GSA Annual Meeting in Indianapolis, Indiana, USA - 2018

Paper No. 235-14
Presentation Time: 11:30 AM

A HIGH-RESOLUTION RECORD OF MARINE PRODUCTIVITY AND CARBON CYCLING ACROSS OCEANIC ANOXIC EVENT 2 IN THE WESTERN INTERIOR SEAWAY


SEPÚLVEDA, Julio1, BOUDINOT, F. Garrett1, DILDAR, Nadia1, KOPF, Sebastian2, JONES, Matthew M.3, SAGEMAN, Bradley B.3, BRALOWER, Timothy4 and LECKIE, R. Mark5, (1)Department of Geological Sciences & Institute of Arctic and Alpine Research, University of Colorado Boulder, Boulder, CO 80309, (2)Geological Sciences, University of Colorado Boulder, Boulder, CO 80309, (3)Department of Earth and Planetary Sciences, Northwestern University, Evanston, IL 60208, (4)Department of Geosciences, Pennsylvania State University, State College, PA 16802, (5)Department of Geosciences, University of Massachusetts Amherst, 627 North Pleasant Street, 233 Morrill Science Center, Amherst, MA 01003

Cretaceous oceanic anoxic events (OAEs) were periods of widespread oxygen-depletion and organic carbon burial that led to a global perturbation of the carbon cycle. Oceanic Anoxic Event 2 (OAE2, ~94 Ma), a major OAE of the Mesozoic, is characterized by a positive carbon isotope excursion suggesting enhanced marine primary productivity and organic carbon burial. However, ocean-atmosphere carbon cycle dynamics as well as the timescales of carbon cycle changes during OAE2 remain poorly constrained.
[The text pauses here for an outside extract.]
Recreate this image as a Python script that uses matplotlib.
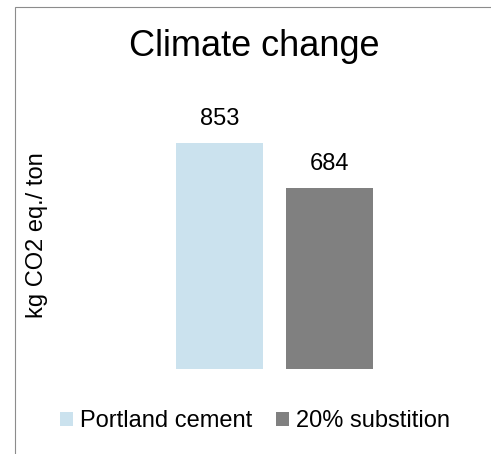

We provide insight into these dynamics by studying the diversity, abundance, and compound-specific carbon isotope records of marine (algae) and terrestrial (land plant) biomarkers preserved in sedimentary sequences of the Smoky Hollow #1 core (SH1, Utah) in the western margin of the Cretaceous Western Interior Seaway. High sedimentation rates at this location allow elevated sampling resolution of up to ~300 years, which results in a detailed record of changes in algal ecology, terrestrial input, and the carbon isotopic composition of both oceanic (DIC) and atmospheric (CO2) carbon pools at the onset of OAE2. Our results indicate the occurrence of a carbon isotopic excursion (CIE) in atmospheric CO2 that is larger in magnitude and that developed earlier (~10 ky) than marine DIC. The CIE in marine lipids matches other marginal marine sections and suggests enhanced productivity at marginal localities during late Cenomanian transgression. We discuss the role of marine productivity, water column redox, and geologic and oceanographic changes at the onset of OAE2 to explain differences in magnitude and timing of isotopic excursions in both carbon pools.